Women’s health

How to reduce the risk of adverse effects of sodium valproate

In 2014, the European Medicines Agency recommended that warnings on valproate medicines should be strengthened due to the risk of malformations and developmental problems in babies exposed to the drug in the womb.

However, the recommendation did not have a significant impact on prescribing of valproate. Many women reported that they were still not receiving sufficient information to make an informed decision.

Medicines containing valproate are contraindicated in pregnancy for migraine and bipolar disorder and should only be used in epilepsy if no other effective treatment options are available.

The recommendations have now been strengthened. Valproate medicines must no longer be used in women or girls of childbearing potential unless a Pregnancy Prevention Programme (PPP) is in place, and only then if other treatments are ineffective or not tolerated, as judged by an experienced specialist. These women should be advised on the use of effective contraception, and treatment should be started and supervised by a doctor experienced in epilepsy.

Valproate medicines must no longer be used in women or girls of childbearing potential unless a Pregnancy Prevention Programme is in place

The MHRA Safety Update (April 2018) highlights that practitioners should ensure that all women and girls (and carer, if necessary) on valproate are fully informed. Materials to help implementation include Patient and Healthcare Professional Guides (for GPs), Risk Acknowledgement Form (for pharmacists), patient cards and warning label stickers for dispensing cartons.

GPs should identify and recall all treated females of childbearing potential, provide them with a Patient Guide, check that they have been reviewed by a specialist in the last year and are on ‘highly effective’ contraception. Alternatively, two complementary forms of contraception may be used including a barrier method, and regular pregnancy testing should be considered.

Specialists must book annual review appointments with patients under the PPP and re-evaluate treatment as necessary. The pregnancy risks must be explained, and the Risk Acknowledgement Form re-signed with copies going to the patient or carer and the GP.

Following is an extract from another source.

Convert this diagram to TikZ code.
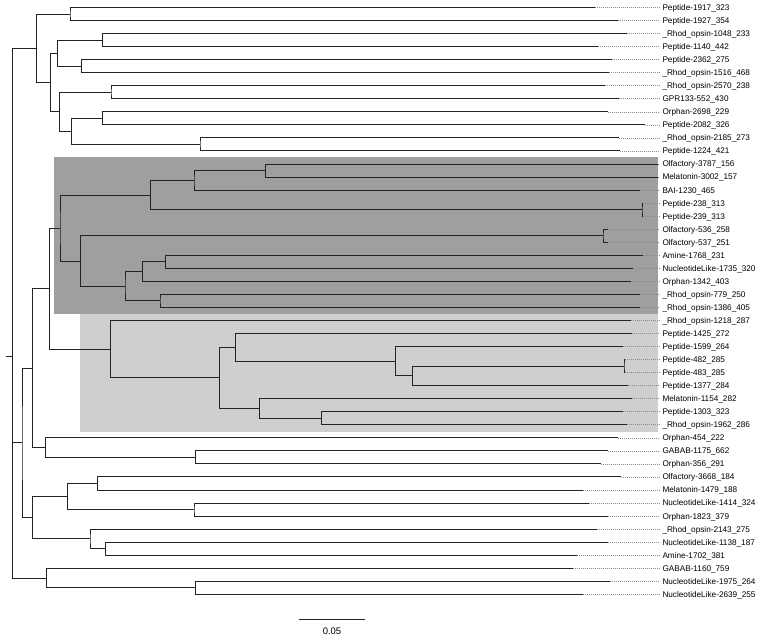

Whole packs of valproate medicines should be dispensed whenever possible. Packs dispensed to females of childbearing potential must have a warning label. By September 2018, a pregnant woman symbol in a red circle with a line through it, with warning text, will be printed on cartons.

Pharmacists should discuss pregnancy risks when dispensing valproate, ensure that patients have a Patient Guide and have seen their GP or specialist to discuss treatment and contraception.


European Medicine Agency. Valproate and Related Substances. 21/11/14

European Medicine Agency. New measures to avoid valproate exposure in pregnancy endorsed. 23/03/18

Medicines and Healthcare Products Regulatory Agency (MHRA). Drug Safety Update. Volume 11 issue 9; April 2018: 1.